EXERCISE BRIEF:
Print the listing as it stands, omitting all images.

EXCERPTED DATA:
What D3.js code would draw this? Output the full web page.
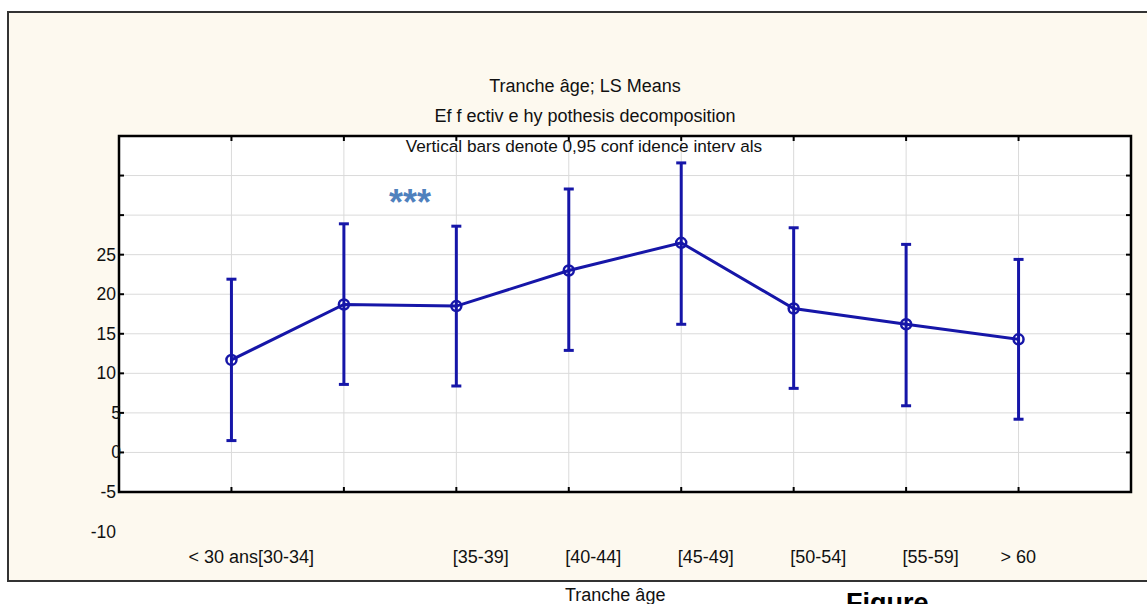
<!DOCTYPE html>
<html>
<head>
<meta charset="utf-8">
<script src="https://cdn.jsdelivr.net/npm/d3@7"></script>
<style>
  body { margin: 0; background: #fff; }
  text { font-family: Arial, "Liberation Sans", sans-serif; }
</style>
</head>
<body>
<svg width="1147" height="604"></svg>
<script>
// data
const categories = ["< 30 ans", "[30-34]", "[35-39]", "[40-44]", "[45-49]", "[50-54]", "[55-59]", "> 60"];
const means = [11.7, 18.7, 18.5, 23.0, 26.5, 18.2, 16.2, 14.3];
const upper = [21.9, 28.9, 28.6, 33.3, 36.6, 28.4, 26.3, 24.4];
const lower = [1.5, 8.6, 8.4, 12.9, 16.2, 8.1, 5.9, 4.2];
const yTickLabels = [-10, -5, 0, 5, 10, 15, 20, 25];
const gridValues = [0, 5, 10, 15, 20, 25, 30, 35];
const titleLines = ["Tranche âge; LS Means", "Ef f ectiv e hy pothesis decomposition"];
const subTitle = "Vertical bars denote 0,95 conf idence interv als";

const svg = d3.select("svg");
const blue = "#1616a8";

// label nudges (layout only), labels are start-anchored near their tick
const labelNudge = [-43, -86, -3.5, -3.5, -3.5, -3.5, -3.5, -18];

const pLeft = 119, pRight = 1131, pTop = 136, pBottom = 492;

// cream panel
svg.append("rect")
    .attr("x", 8).attr("y", 12)
    .attr("width", 1147 - 8).attr("height", 581 - 12)
    .attr("fill", "#fdf9ef");
svg.append("path")
    .attr("d", "M1147,12 H8 V581 H1147")
    .attr("fill", "none")
    .attr("stroke", "#333")
    .attr("stroke-width", 2);

const x = d3.scalePoint()
    .domain(categories)
    .range([pLeft, pRight])
    .padding(1);

const y = d3.scaleLinear()
    .domain([-5, 40])
    .range([pBottom, pTop]);

// plot background
svg.append("rect")
    .attr("x", pLeft).attr("y", pTop)
    .attr("width", pRight - pLeft).attr("height", pBottom - pTop)
    .attr("fill", "#fff");

var g = svg.append("g");

// grid
g.selectAll(".hgrid")
    .data(gridValues)
    .join("line")
    .attr("class", "hgrid")
    .attr("x1", pLeft).attr("x2", pRight)
    .attr("y1", d => y(d)).attr("y2", d => y(d))
    .attr("stroke", "#dadada")
    .attr("stroke-width", 1);

g.selectAll(".vgrid")
    .data(categories)
    .join("line")
    .attr("class", "vgrid")
    .attr("x1", d => x(d)).attr("x2", d => x(d))
    .attr("y1", pTop).attr("y2", pBottom)
    .attr("stroke", "#dadada")
    .attr("stroke-width", 1);

// inner tick marks
const tk = 5;
svg.append("g").selectAll("line")
    .data([-5].concat(gridValues))
    .join("line")
    .attr("x1", pLeft).attr("x2", pLeft + tk)
    .attr("y1", d => y(d)).attr("y2", d => y(d))
    .attr("stroke", "#000").attr("stroke-width", 2);
svg.append("g").selectAll("line")
    .data(gridValues)
    .join("line")
    .attr("x1", pRight - tk).attr("x2", pRight)
    .attr("y1", d => y(d)).attr("y2", d => y(d))
    .attr("stroke", "#000").attr("stroke-width", 2);
svg.append("g").selectAll("line")
    .data(categories)
    .join("line")
    .attr("x1", d => x(d)).attr("x2", d => x(d))
    .attr("y1", pBottom - tk).attr("y2", pBottom)
    .attr("stroke", "#000").attr("stroke-width", 2);
svg.append("g").selectAll("line")
    .data(categories)
    .join("line")
    .attr("x1", d => x(d)).attr("x2", d => x(d))
    .attr("y1", pTop).attr("y2", pTop + tk)
    .attr("stroke", "#000").attr("stroke-width", 2);

// frame
svg.append("rect")
    .attr("x", pLeft).attr("y", pTop)
    .attr("width", pRight - pLeft).attr("height", pBottom - pTop)
    .attr("fill", "none")
    .attr("stroke", "#000")
    .attr("stroke-width", 2.5);

// y labels
svg.append("g").selectAll("text")
    .data(yTickLabels)
    .join("text")
    .attr("x", d => String(d).length == 1 ? 121 : 116)
    .attr("y", d => y(d) + 6)
    .attr("text-anchor", "end")
    .attr("font-size", 17.5)
    .attr("fill", "#111")
    .text(d => d);

// x labels
svg.append("g").selectAll("text")
    .data(categories)
    .join("text")
    .attr("x", (d, i) => x(d) + labelNudge[i])
    .attr("y", 563)
    .attr("font-size", 18)
    .attr("fill", "#111")
    .text(d => d);

// titles
svg.append("g").selectAll("text")
    .data(titleLines)
    .join("text")
    .attr("x", 585)
    .attr("y", (d, i) => 92 + i * 30)
    .attr("text-anchor", "middle")
    .attr("font-size", 18)
    .attr("fill", "#111")
    .text(d => d);
svg.append("text")
    .attr("x", 584).attr("y", 152)
    .attr("text-anchor", "middle")
    .attr("font-size", 17.2)
    .attr("fill", "#111")
    .text(subTitle);

// error bars
const rows = categories.map((c, i) => ({c: c, m: means[i], lo: lower[i], hi: upper[i]}));
const eb = svg.append("g").attr("stroke", blue).attr("stroke-width", 3).attr("fill", "none");
eb.selectAll(".bar")
    .data(rows)
    .join("line")
    .attr("class", "bar")
    .attr("x1", d => x(d.c)).attr("x2", d => x(d.c))
    .attr("y1", d => y(d.lo)).attr("y2", d => y(d.hi));
eb.selectAll(".capHi")
    .data(rows)
    .join("line")
    .attr("class", "capHi")
    .attr("x1", d => x(d.c) - 5).attr("x2", d => x(d.c) + 5)
    .attr("y1", d => y(d.hi)).attr("y2", d => y(d.hi));
eb.selectAll(".capLo")
    .data(rows)
    .join("line")
    .attr("class", "capLo")
    .attr("x1", d => x(d.c) - 5).attr("x2", d => x(d.c) + 5)
    .attr("y1", d => y(d.lo)).attr("y2", d => y(d.lo));

// mean line and markers
svg.append("path")
    .datum(rows)
    .attr("fill", "none")
    .attr("stroke", blue)
    .attr("stroke-width", 3)
    .attr("d", d3.line().x(d => x(d.c)).y(d => y(d.m)));
svg.append("g").selectAll("circle")
    .data(rows)
    .join("circle")
    .attr("cx", d => x(d.c)).attr("cy", d => y(d.m))
    .attr("r", 5)
    .attr("fill", "none")
    .attr("stroke", blue)
    .attr("stroke-width", 2.5);

// stars
svg.append("text")
    .attr("x", 389).attr("y", 215)
    .attr("font-family", "'DejaVu Sans', sans-serif")
    .attr("font-weight", "bold")
    .attr("font-size", 36)
    .attr("fill", "#4f81bd")
    .text("***");

// below panel
svg.append("text")
    .attr("x", 565).attr("y", 601)
    .attr("font-size", 18)
    .attr("fill", "#111")
    .text("Tranche âge");
svg.append("text")
    .attr("x", 846).attr("y", 612)
    .attr("font-family", "'DejaVu Sans', sans-serif")
    .attr("font-weight", "bold")
    .attr("font-size", 27)
    .attr("fill", "#000")
    .text("Figure");
</script>
</body>
</html>
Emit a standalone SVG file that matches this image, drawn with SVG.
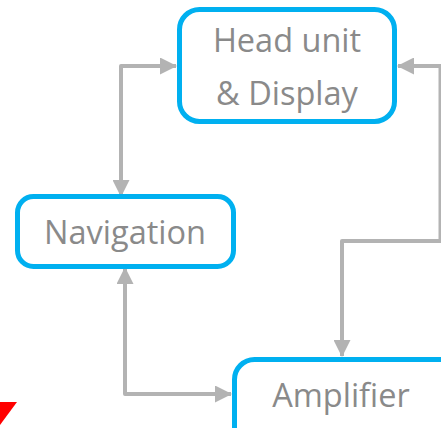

ANSWER FOR THIS EXERCISE:
What D3.js code would draw this? Output the full web page.
<!DOCTYPE html>
<html>
<head>
<meta charset="utf-8">
<script src="https://cdn.jsdelivr.net/npm/d3@7"></script>
<style>
  body { margin: 0; background: #fff; }
  text { font-family: Arial, "Liberation Sans", sans-serif; }
</style>
</head>
<body>
<svg width="1147" height="604"></svg>
<script>
// data
const categories = ["< 30 ans", "[30-34]", "[35-39]", "[40-44]", "[45-49]", "[50-54]", "[55-59]", "> 60"];
const means = [11.7, 18.7, 18.5, 23.0, 26.5, 18.2, 16.2, 14.3];
const upper = [21.9, 28.9, 28.6, 33.3, 36.6, 28.4, 26.3, 24.4];
const lower = [1.5, 8.6, 8.4, 12.9, 16.2, 8.1, 5.9, 4.2];
const yTickLabels = [-10, -5, 0, 5, 10, 15, 20, 25];
const gridValues = [0, 5, 10, 15, 20, 25, 30, 35];
const titleLines = ["Tranche âge; LS Means", "Ef f ectiv e hy pothesis decomposition"];
const subTitle = "Vertical bars denote 0,95 conf idence interv als";

const svg = d3.select("svg");
const blue = "#1616a8";

// label nudges (layout only), labels are start-anchored near their tick
const labelNudge = [-43, -86, -3.5, -3.5, -3.5, -3.5, -3.5, -18];

const pLeft = 119, pRight = 1131, pTop = 136, pBottom = 492;

// cream panel
svg.append("rect")
    .attr("x", 8).attr("y", 12)
    .attr("width", 1147 - 8).attr("height", 581 - 12)
    .attr("fill", "#fdf9ef");
svg.append("path")
    .attr("d", "M1147,12 H8 V581 H1147")
    .attr("fill", "none")
    .attr("stroke", "#333")
    .attr("stroke-width", 2);

const x = d3.scalePoint()
    .domain(categories)
    .range([pLeft, pRight])
    .padding(1);

const y = d3.scaleLinear()
    .domain([-5, 40])
    .range([pBottom, pTop]);

// plot background
svg.append("rect")
    .attr("x", pLeft).attr("y", pTop)
    .attr("width", pRight - pLeft).attr("height", pBottom - pTop)
    .attr("fill", "#fff");

var g = svg.append("g");

// grid
g.selectAll(".hgrid")
    .data(gridValues)
    .join("line")
    .attr("class", "hgrid")
    .attr("x1", pLeft).attr("x2", pRight)
    .attr("y1", d => y(d)).attr("y2", d => y(d))
    .attr("stroke", "#dadada")
    .attr("stroke-width", 1);

g.selectAll(".vgrid")
    .data(categories)
    .join("line")
    .attr("class", "vgrid")
    .attr("x1", d => x(d)).attr("x2", d => x(d))
    .attr("y1", pTop).attr("y2", pBottom)
    .attr("stroke", "#dadada")
    .attr("stroke-width", 1);

// inner tick marks
const tk = 5;
svg.append("g").selectAll("line")
    .data([-5].concat(gridValues))
    .join("line")
    .attr("x1", pLeft).attr("x2", pLeft + tk)
    .attr("y1", d => y(d)).attr("y2", d => y(d))
    .attr("stroke", "#000").attr("stroke-width", 2);
svg.append("g").selectAll("line")
    .data(gridValues)
    .join("line")
    .attr("x1", pRight - tk).attr("x2", pRight)
    .attr("y1", d => y(d)).attr("y2", d => y(d))
    .attr("stroke", "#000").attr("stroke-width", 2);
svg.append("g").selectAll("line")
    .data(categories)
    .join("line")
    .attr("x1", d => x(d)).attr("x2", d => x(d))
    .attr("y1", pBottom - tk).attr("y2", pBottom)
    .attr("stroke", "#000").attr("stroke-width", 2);
svg.append("g").selectAll("line")
    .data(categories)
    .join("line")
    .attr("x1", d => x(d)).attr("x2", d => x(d))
    .attr("y1", pTop).attr("y2", pTop + tk)
    .attr("stroke", "#000").attr("stroke-width", 2);

// frame
svg.append("rect")
    .attr("x", pLeft).attr("y", pTop)
    .attr("width", pRight - pLeft).attr("height", pBottom - pTop)
    .attr("fill", "none")
    .attr("stroke", "#000")
    .attr("stroke-width", 2.5);

// y labels
svg.append("g").selectAll("text")
    .data(yTickLabels)
    .join("text")
    .attr("x", d => String(d).length == 1 ? 121 : 116)
    .attr("y", d => y(d) + 6)
    .attr("text-anchor", "end")
    .attr("font-size", 17.5)
    .attr("fill", "#111")
    .text(d => d);

// x labels
svg.append("g").selectAll("text")
    .data(categories)
    .join("text")
    .attr("x", (d, i) => x(d) + labelNudge[i])
    .attr("y", 563)
    .attr("font-size", 18)
    .attr("fill", "#111")
    .text(d => d);

// titles
svg.append("g").selectAll("text")
    .data(titleLines)
    .join("text")
    .attr("x", 585)
    .attr("y", (d, i) => 92 + i * 30)
    .attr("text-anchor", "middle")
    .attr("font-size", 18)
    .attr("fill", "#111")
    .text(d => d);
svg.append("text")
    .attr("x", 584).attr("y", 152)
    .attr("text-anchor", "middle")
    .attr("font-size", 17.2)
    .attr("fill", "#111")
    .text(subTitle);

// error bars
const rows = categories.map((c, i) => ({c: c, m: means[i], lo: lower[i], hi: upper[i]}));
const eb = svg.append("g").attr("stroke", blue).attr("stroke-width", 3).attr("fill", "none");
eb.selectAll(".bar")
    .data(rows)
    .join("line")
    .attr("class", "bar")
    .attr("x1", d => x(d.c)).attr("x2", d => x(d.c))
    .attr("y1", d => y(d.lo)).attr("y2", d => y(d.hi));
eb.selectAll(".capHi")
    .data(rows)
    .join("line")
    .attr("class", "capHi")
    .attr("x1", d => x(d.c) - 5).attr("x2", d => x(d.c) + 5)
    .attr("y1", d => y(d.hi)).attr("y2", d => y(d.hi));
eb.selectAll(".capLo")
    .data(rows)
    .join("line")
    .attr("class", "capLo")
    .attr("x1", d => x(d.c) - 5).attr("x2", d => x(d.c) + 5)
    .attr("y1", d => y(d.lo)).attr("y2", d => y(d.lo));

// mean line and markers
svg.append("path")
    .datum(rows)
    .attr("fill", "none")
    .attr("stroke", blue)
    .attr("stroke-width", 3)
    .attr("d", d3.line().x(d => x(d.c)).y(d => y(d.m)));
svg.append("g").selectAll("circle")
    .data(rows)
    .join("circle")
    .attr("cx", d => x(d.c)).attr("cy", d => y(d.m))
    .attr("r", 5)
    .attr("fill", "none")
    .attr("stroke", blue)
    .attr("stroke-width", 2.5);

// stars
svg.append("text")
    .attr("x", 389).attr("y", 215)
    .attr("font-family", "'DejaVu Sans', sans-serif")
    .attr("font-weight", "bold")
    .attr("font-size", 36)
    .attr("fill", "#4f81bd")
    .text("***");

// below panel
svg.append("text")
    .attr("x", 565).attr("y", 601)
    .attr("font-size", 18)
    .attr("fill", "#111")
    .text("Tranche âge");
svg.append("text")
    .attr("x", 846).attr("y", 612)
    .attr("font-family", "'DejaVu Sans', sans-serif")
    .attr("font-weight", "bold")
    .attr("font-size", 27)
    .attr("fill", "#000")
    .text("Figure");
</script>
</body>
</html>
Emit a standalone SVG file that matches this image, drawn with SVG.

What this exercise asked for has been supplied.